The Wide Path of a Sneeze

Droplets in sneezes and coughs traveled much farther than expected

(RxWiki News) Germ-filled drops of liquid blow everywhere when a sneeze or cough isn't covered. Just how far those drops can blow was not known until now.

Coughs and sneezes spread respiratory diseases from infected people to people who are susceptible to the germs. To help understand the spread of germs by sneezes and coughs, a research team from MIT first wanted to know how far the particles in a sneeze or cough could travel.

They found that coughs and sneezes actually produced clouds of droplets of different sizes. The smallest droplets were suspended in the cloud and traveled the greatest distances. Some even stayed airborne long enough to reach ceiling ventilation units.

"Sneeze or cough into a disposable tissue or your elbow."

This research was conducted by Lydia Bourouiba, PhD, and John W. M. Bush, PhD, from the Department of Mathematics at the Massachusetts Institute of Technology in Cambridge, MA, and Eline Dehandschoewercker, a graduate student at ESPCI ParisTech in Paris, France.

These researchers used actual sneezes and coughs produced by adults, special high-speed imaging of coughs and sneezes, laboratory simulations and mathematical models to examine the droplets in coughs and sneezes.

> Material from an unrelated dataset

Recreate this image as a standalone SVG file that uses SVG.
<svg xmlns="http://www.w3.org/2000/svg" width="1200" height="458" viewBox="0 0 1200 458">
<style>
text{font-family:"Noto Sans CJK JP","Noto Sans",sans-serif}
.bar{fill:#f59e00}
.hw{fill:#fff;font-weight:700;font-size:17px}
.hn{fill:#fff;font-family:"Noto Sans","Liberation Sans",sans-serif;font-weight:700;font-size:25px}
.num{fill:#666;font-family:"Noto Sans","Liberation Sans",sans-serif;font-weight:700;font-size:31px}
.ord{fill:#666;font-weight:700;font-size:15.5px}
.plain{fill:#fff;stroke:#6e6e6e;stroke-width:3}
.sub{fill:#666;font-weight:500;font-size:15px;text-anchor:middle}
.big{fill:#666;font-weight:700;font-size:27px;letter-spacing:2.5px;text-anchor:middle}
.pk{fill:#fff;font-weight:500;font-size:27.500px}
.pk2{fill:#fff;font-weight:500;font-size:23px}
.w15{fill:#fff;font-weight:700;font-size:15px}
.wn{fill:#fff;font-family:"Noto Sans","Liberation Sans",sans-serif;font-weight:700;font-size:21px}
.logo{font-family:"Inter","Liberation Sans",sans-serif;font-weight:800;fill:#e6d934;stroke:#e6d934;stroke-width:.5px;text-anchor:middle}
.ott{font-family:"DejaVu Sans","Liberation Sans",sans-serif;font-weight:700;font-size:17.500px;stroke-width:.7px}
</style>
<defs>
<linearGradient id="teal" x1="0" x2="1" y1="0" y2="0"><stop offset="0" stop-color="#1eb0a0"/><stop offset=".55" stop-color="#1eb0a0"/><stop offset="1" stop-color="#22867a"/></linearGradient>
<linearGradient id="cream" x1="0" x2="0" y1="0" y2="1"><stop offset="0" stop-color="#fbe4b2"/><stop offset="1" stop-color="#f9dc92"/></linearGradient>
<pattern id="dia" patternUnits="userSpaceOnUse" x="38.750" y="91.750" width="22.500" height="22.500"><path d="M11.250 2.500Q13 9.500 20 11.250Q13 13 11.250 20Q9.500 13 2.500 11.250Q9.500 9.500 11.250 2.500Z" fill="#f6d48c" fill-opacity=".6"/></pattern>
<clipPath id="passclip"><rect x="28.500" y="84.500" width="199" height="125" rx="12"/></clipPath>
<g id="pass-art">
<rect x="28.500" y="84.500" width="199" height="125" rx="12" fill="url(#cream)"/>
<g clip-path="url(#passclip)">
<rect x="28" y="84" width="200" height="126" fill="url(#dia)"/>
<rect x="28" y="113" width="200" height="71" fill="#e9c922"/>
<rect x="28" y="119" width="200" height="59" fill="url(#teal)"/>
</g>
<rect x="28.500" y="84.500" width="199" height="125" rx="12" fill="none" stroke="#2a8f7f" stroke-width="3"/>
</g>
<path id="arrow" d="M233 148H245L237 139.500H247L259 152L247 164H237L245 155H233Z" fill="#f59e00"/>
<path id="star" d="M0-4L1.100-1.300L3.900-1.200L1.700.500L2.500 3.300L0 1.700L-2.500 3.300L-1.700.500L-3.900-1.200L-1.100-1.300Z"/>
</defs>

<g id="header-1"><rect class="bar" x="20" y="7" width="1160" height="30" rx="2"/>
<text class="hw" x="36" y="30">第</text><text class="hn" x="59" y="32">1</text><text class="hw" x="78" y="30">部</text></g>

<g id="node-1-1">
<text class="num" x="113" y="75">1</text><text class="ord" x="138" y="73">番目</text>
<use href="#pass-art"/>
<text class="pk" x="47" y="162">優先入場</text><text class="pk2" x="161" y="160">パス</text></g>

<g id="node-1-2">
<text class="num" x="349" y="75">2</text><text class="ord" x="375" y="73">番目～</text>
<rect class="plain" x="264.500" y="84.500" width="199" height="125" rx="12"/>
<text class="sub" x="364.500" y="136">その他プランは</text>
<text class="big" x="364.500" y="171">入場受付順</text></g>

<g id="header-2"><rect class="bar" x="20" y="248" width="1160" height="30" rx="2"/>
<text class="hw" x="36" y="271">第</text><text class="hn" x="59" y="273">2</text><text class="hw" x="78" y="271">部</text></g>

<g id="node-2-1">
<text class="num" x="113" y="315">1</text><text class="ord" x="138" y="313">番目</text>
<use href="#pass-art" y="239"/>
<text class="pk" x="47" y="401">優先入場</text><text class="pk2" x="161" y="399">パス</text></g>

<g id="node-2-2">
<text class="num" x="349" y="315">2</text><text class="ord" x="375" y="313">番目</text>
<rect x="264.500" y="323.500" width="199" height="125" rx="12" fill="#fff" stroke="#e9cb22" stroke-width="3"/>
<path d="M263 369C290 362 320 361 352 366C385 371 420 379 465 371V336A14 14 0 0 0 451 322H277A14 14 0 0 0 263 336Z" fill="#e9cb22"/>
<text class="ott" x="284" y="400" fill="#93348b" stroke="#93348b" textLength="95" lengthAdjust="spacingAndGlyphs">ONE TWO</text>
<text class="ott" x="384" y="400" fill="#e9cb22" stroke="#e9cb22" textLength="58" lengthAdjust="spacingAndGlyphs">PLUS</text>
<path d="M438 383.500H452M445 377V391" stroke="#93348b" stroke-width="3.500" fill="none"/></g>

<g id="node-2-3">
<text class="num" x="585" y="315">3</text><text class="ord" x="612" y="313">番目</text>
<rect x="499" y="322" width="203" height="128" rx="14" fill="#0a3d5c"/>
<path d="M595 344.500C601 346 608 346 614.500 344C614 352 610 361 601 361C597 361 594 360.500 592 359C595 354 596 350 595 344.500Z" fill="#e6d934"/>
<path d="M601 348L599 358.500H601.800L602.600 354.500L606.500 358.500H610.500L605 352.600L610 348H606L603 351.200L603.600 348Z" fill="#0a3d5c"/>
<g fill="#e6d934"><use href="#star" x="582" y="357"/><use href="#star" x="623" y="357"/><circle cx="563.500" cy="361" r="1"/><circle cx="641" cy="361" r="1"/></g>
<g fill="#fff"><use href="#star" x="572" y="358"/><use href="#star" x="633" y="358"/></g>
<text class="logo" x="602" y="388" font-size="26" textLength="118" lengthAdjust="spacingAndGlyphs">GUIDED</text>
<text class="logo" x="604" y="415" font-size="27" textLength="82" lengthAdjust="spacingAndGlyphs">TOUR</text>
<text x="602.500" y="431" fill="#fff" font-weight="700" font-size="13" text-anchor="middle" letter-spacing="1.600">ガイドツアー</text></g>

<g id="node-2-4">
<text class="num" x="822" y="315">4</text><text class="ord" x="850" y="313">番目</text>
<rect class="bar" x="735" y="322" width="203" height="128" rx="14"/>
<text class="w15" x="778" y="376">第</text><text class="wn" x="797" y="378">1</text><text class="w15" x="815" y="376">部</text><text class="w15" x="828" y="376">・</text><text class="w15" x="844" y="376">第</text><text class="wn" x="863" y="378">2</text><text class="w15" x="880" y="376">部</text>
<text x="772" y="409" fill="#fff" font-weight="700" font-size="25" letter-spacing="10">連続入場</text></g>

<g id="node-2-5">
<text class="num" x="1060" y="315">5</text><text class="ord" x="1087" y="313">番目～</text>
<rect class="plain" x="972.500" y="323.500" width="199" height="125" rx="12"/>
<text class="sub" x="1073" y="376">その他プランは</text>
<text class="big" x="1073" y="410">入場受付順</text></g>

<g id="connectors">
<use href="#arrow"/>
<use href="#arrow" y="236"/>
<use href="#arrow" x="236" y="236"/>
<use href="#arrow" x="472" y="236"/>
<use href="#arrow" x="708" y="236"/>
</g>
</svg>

They found that sneezes and coughs were actually explosive bursts that resulted in a cloud containing droplets of germs. The droplets were different sizes and their size determined how far they traveled. Droplet particles fell from the cloud at different times that were partly determined by their speed in relation to the speed the whole cloud was moving.

Older estimates of how far droplets in these explosive bursts traveled were based on an assumption that the particles in a cough or a sneeze were all separate and disconnected.

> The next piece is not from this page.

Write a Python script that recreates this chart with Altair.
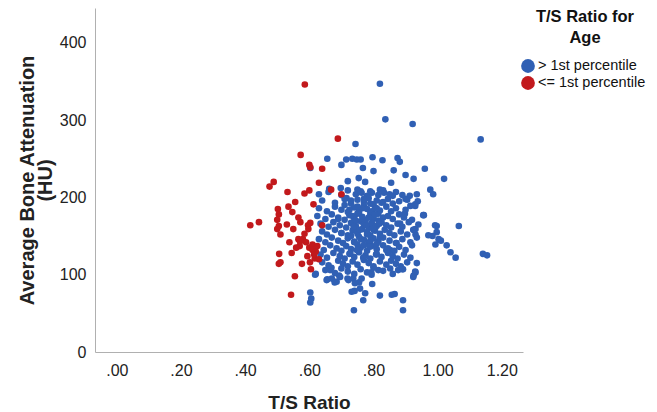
import altair as alt
import pandas as pd

# ---- data ----
red_x = [0.586, 0.689, 0.573, 0.600, 0.603, 0.640, 0.489, 0.476, 0.630, 0.532,
         0.585, 0.600, 0.668, 0.700, 0.556, 0.613, 0.535, 0.502, 0.505, 0.500,
         0.505, 0.547, 0.566, 0.572, 0.416, 0.443, 0.603, 0.530, 0.500, 0.510,
         0.550, 0.597, 0.580, 0.590, 0.570, 0.600, 0.610, 0.538, 0.559, 0.545,
         0.610, 0.506, 0.594, 0.617, 0.505, 0.510, 0.577, 0.602, 0.605, 0.555,
         0.543, 0.566, 0.596, 0.640, 0.571, 0.620, 0.625, 0.615, 0.630, 0.585]
red_y = [346, 276, 255, 242, 239, 237, 220, 214, 219, 207,
         205, 209, 210, 204, 194, 191, 188, 185, 178, 171,
         163, 181, 174, 168, 164, 168, 167, 165, 159, 152,
         159, 159, 146, 142, 137, 135, 139, 142, 135, 128,
         132, 127, 124, 121, 114, 116, 114, 116, 107, 98,
         74, 146, 164, 164, 143, 130, 137, 126, 120, 153]

blue_x = [
    # outliers and sparse edge points
    0.820, 0.837, 0.922, 1.134, 0.744, 0.656, 0.700, 0.715, 0.734, 0.748,
    0.760, 0.797, 0.828, 0.875, 0.882, 0.767, 0.800, 0.863, 0.900, 0.925,
    0.960, 1.020, 0.603, 0.720, 0.754, 0.774, 0.855, 0.630, 0.662, 0.698,
    0.716, 0.750, 0.763, 0.790, 0.820, 0.833, 0.860, 0.900, 0.913, 0.935,
    0.938, 0.977, 0.986, 0.957, 0.930, 0.997, 0.997, 1.066, 0.984, 1.003,
    1.010, 0.993, 1.040, 1.056, 1.141, 1.154, 0.931, 0.931, 0.931, 0.925,
    0.892, 0.603, 0.606, 0.603, 0.620, 0.656, 0.679, 0.693, 0.739, 0.774,
    0.768, 0.741, 0.820, 0.857, 0.866, 0.892, 0.892, 0.796, 0.755, 0.719,
    0.669, 0.793, 0.955, 0.992, 0.971, 1.028, 0.883, 0.898, 0.924, 0.935,
    0.872, 0.852, 0.654, 0.670, 0.685, 0.696, 0.722, 0.737, 0.742, 0.763,
    0.794, 0.815, 0.852, 0.877, 0.924, 0.930, 0.618, 0.665, 0.758, 0.732,
    # dense core
    0.660, 0.700, 0.720, 0.745, 0.760, 0.780, 0.795, 0.815, 0.830, 0.850, 0.870, 0.890,
    0.640, 0.680, 0.710, 0.730, 0.750, 0.770, 0.785, 0.800, 0.810, 0.825, 0.845, 0.860, 0.880, 0.905, 0.930,
    0.630, 0.655, 0.680, 0.700, 0.720, 0.740, 0.755, 0.770, 0.780, 0.790, 0.805, 0.820, 0.840, 0.855, 0.870, 0.900, 0.915,
    0.625, 0.650, 0.670, 0.690, 0.710, 0.725, 0.740, 0.750, 0.765, 0.775, 0.790, 0.800, 0.815, 0.830, 0.845, 0.860, 0.880, 0.895, 0.920,
    0.635, 0.660, 0.675, 0.695, 0.715, 0.730, 0.745, 0.760, 0.770, 0.785, 0.795, 0.810, 0.825, 0.840, 0.855, 0.875, 0.890, 0.910, 0.940,
    0.640, 0.655, 0.680, 0.700, 0.720, 0.735, 0.750, 0.765, 0.780, 0.790, 0.805, 0.820, 0.835, 0.850, 0.865, 0.885, 0.905, 0.925,
    0.630, 0.650, 0.670, 0.690, 0.705, 0.720, 0.740, 0.755, 0.770, 0.785, 0.800, 0.815, 0.830, 0.850, 0.870, 0.890, 0.915, 0.935,
    0.620, 0.645, 0.665, 0.685, 0.700, 0.715, 0.730, 0.750, 0.760, 0.780, 0.795, 0.810, 0.830, 0.845, 0.865, 0.880, 0.900, 0.920,
    0.635, 0.655, 0.675, 0.695, 0.710, 0.725, 0.740, 0.755, 0.775, 0.790, 0.810, 0.825, 0.845, 0.860, 0.875, 0.895, 0.915,
    0.640, 0.660, 0.690, 0.705, 0.720, 0.735, 0.750, 0.770, 0.785, 0.800, 0.820, 0.840, 0.855, 0.870, 0.885, 0.905,
    0.650, 0.680, 0.700, 0.720, 0.740, 0.760, 0.780, 0.800, 0.830, 0.860, 0.890,
    # extra points in the densest part
    0.725, 0.735, 0.745, 0.755, 0.765, 0.775, 0.785, 0.795, 0.805, 0.815,
    0.730, 0.740, 0.750, 0.760, 0.770, 0.780, 0.790, 0.800, 0.810, 0.820,
    0.728, 0.748, 0.768, 0.788, 0.808, 0.738, 0.758, 0.778, 0.798, 0.818,
    0.710, 0.730, 0.750, 0.770, 0.790, 0.810, 0.830, 0.690, 0.700, 0.840,
]
blue_y = [
    347, 301, 295, 275, 269, 250, 242, 249, 250, 249,
    249, 252, 248, 251, 246, 238, 234, 235, 229, 224,
    237, 224, 238, 221, 225, 220, 219, 204, 211, 212,
    199, 210, 206, 208, 210, 206, 202, 198, 202, 204,
    195, 210, 204, 177, 189, 163, 155, 163, 150, 146,
    144, 139, 129, 122, 127, 125, 159, 152, 103, 99,
    107, 77, 69, 64, 101, 94, 90, 99, 54, 76,
    67, 79, 73, 74, 75, 67, 54, 88, 90, 95,
    109, 103, 177, 164, 151, 138, 166, 179, 158, 115,
    141, 132, 93, 95, 91, 97, 93, 95, 89, 95,
    100, 106, 108, 106, 97, 104, 100, 106, 82, 78,
    207, 203, 209, 204, 208, 202, 206, 203, 209, 204, 207, 203,
    196, 193, 198, 192, 197, 194, 199, 191, 196, 193, 198, 192, 195, 197, 191,
    186, 182, 188, 184, 181, 187, 183, 189, 185, 181, 187, 183, 188, 182, 186, 184, 189,
    176, 172, 178, 174, 171, 177, 173, 179, 175, 171, 177, 173, 179, 174, 176, 172, 178, 174, 171,
    166, 162, 168, 164, 161, 167, 163, 169, 165, 161, 167, 163, 168, 164, 161, 166, 162, 168, 165,
    156, 152, 158, 154, 151, 157, 153, 159, 155, 151, 157, 153, 158, 154, 151, 156, 152, 158,
    146, 142, 148, 144, 141, 147, 143, 149, 145, 141, 147, 143, 148, 144, 141, 146, 142, 148,
    136, 132, 138, 134, 131, 137, 133, 139, 135, 131, 137, 133, 138, 134, 131, 136, 132, 138,
    126, 122, 128, 124, 121, 127, 123, 129, 125, 121, 127, 123, 128, 124, 121, 126, 122,
    116, 112, 118, 114, 111, 117, 113, 119, 115, 111, 117, 113, 118, 114, 111, 116,
    106, 102, 108, 104, 101, 107, 103, 109, 105, 101, 107,
    184, 176, 170, 180, 186, 168, 174, 182, 178, 170,
    150, 142, 156, 146, 138, 152, 144, 158, 140, 148,
    128, 132, 122, 136, 126, 162, 158, 164, 160, 166,
    190, 196, 188, 198, 192, 186, 194, 172, 154, 132,
]

groups = ["> 1st percentile", "<= 1st percentile"]
colors = ["#3060b4", "#c2191c"]
x_ticks = [0.0, 0.2, 0.4, 0.6, 0.8, 1.0, 1.2]
y_ticks = [0, 100, 200, 300, 400]
legend_title = "T/S Ratio for\nAge"

df = pd.concat([
    pd.DataFrame({"ts": blue_x, "hu": blue_y, "grp": groups[0]}),
    pd.DataFrame({"ts": red_x, "hu": red_y, "grp": groups[1]}),
], ignore_index=True)

FONT = "Liberation Sans"

points = alt.Chart(df).mark_circle(size=44, opacity=1).encode(
    x=alt.X("ts:Q",
            scale=alt.Scale(domain=[-0.068, 1.266], nice=False, zero=False),
            axis=alt.Axis(title="T/S Ratio", values=x_ticks, labelPadding=10, titlePadding=15,
                          titleFontSize=19,
                          labelExpr="datum.value < 1 ? substring(format(datum.value, '.2f'), 1) : format(datum.value, '.2f')")),
    y=alt.Y("hu:Q",
            scale=alt.Scale(domain=[0, 445], nice=False),
            axis=alt.Axis(title=["Average Bone Attenuation", "(HU)"], values=y_ticks,
                          labelPadding=9, titlePadding=4, titleFontSize=20, titleLineHeight=18)),
    color=alt.Color("grp:N",
                    scale=alt.Scale(domain=groups, range=colors),
                    legend=alt.Legend(title=None, orient="none",
                                      legendX=425, legendY=50,
                                      labelFont=FONT, labelFontSize=14.5, labelColor="#111",
                                      labelOffset=2, labelLimit=300, symbolSize=190, symbolOpacity=1,
                                      symbolType="circle", rowPadding=2)),
)

legend_head = alt.Chart(pd.DataFrame({"t": [legend_title]})).mark_text(
    font=FONT, fontSize=16.5, fontWeight="bold", color="#111",
    align="center", baseline="top", lineBreak="\n", lineHeight=21,
).encode(text="t:N", x=alt.value(490), y=alt.value(1))

chart = alt.layer(points, legend_head).properties(
    width=428, height=344,
    autosize=alt.AutoSizeParams(type="none"),
    padding={"left": 87, "top": 0, "right": 126, "bottom": 60},
).configure_view(stroke=None).configure_axis(
    grid=False, ticks=False, domainColor="#b0b0b0", domainWidth=1,
    labelFont=FONT, labelFontSize=16, labelColor="#222",
    titleFont=FONT, titleFontWeight="bold", titleColor="#222",
)

chart.save("out.html", embed_options={"renderer": "svg", "actions": False})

This study by the MIT team found that droplets that were 100 micrometers (millionths of a meter) in diameter traveled five times farther than previously estimated, and droplets 10 micrometers in diameter traveled 200 times farther than estimated.

The droplets that were under 50 micrometers in diameter could stay airborne for the longest distances, and some traveled far enough to reach the ceiling and contaminate ventilation systems, up to four to six meters (13 to 20 feet).

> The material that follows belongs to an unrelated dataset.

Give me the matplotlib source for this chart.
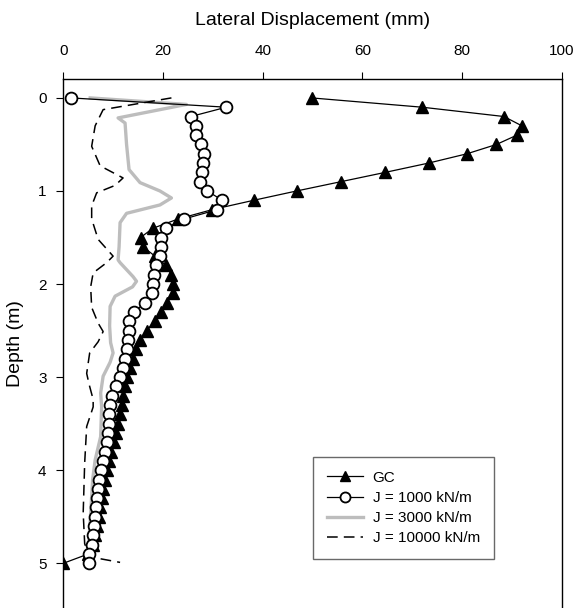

The researchers found that the volume of particles blown out by a cough ranged from one quarter of a liter to over 1 liter in females and was over a liter and a half in males. The clouds produced by sneezes were more dense than those made by coughs. The distance large droplets traveled was farther in a sneeze than a cough.

Dr. Bush explained that we can often see the droplets in a sneeze or a cough, but there is actually a cloud of gases that spread out much farther than the droplets we can see or feel.

Talking about germs, the authors commented, "It would thus clearly remain suspended in a cough or sneeze cloud metres away from the cougher."

The MIT News Office's report on the research stated, “The tendency of these droplets to stay airborne, resuspended by gas clouds, means that ventilation systems may be more prone to transmitting potentially infectious particles than had been suspected.”

The reported continued, “With this in mind, architects and engineers may want to re-examine the design of workplaces and hospitals, or air circulation on airplanes, to reduce the chances of airborne pathogens being transmitted among people."

In response to this study's findings, Sylvia Suarez-Ponce, RN, infection control practitioner at Loyola University Health System commented, “Many think they are doing the best thing by sneezing into the crook of their arm, or covering their mouth with their hand when they cough.”

She recommended using a tissue for both coughing and sneezing. “Throw the soiled tissue away and then wash your hands really, really well,” she said.

The crook of your elbow is second best, and hand sanitizing gel can also be effective, but only if used as the manufacturer directs, Suarez-Ponce said.

The MIT team’s research was published in the April issue of the Journal of Fluid Mechanics.

The National Science Foundation provided funding for the research.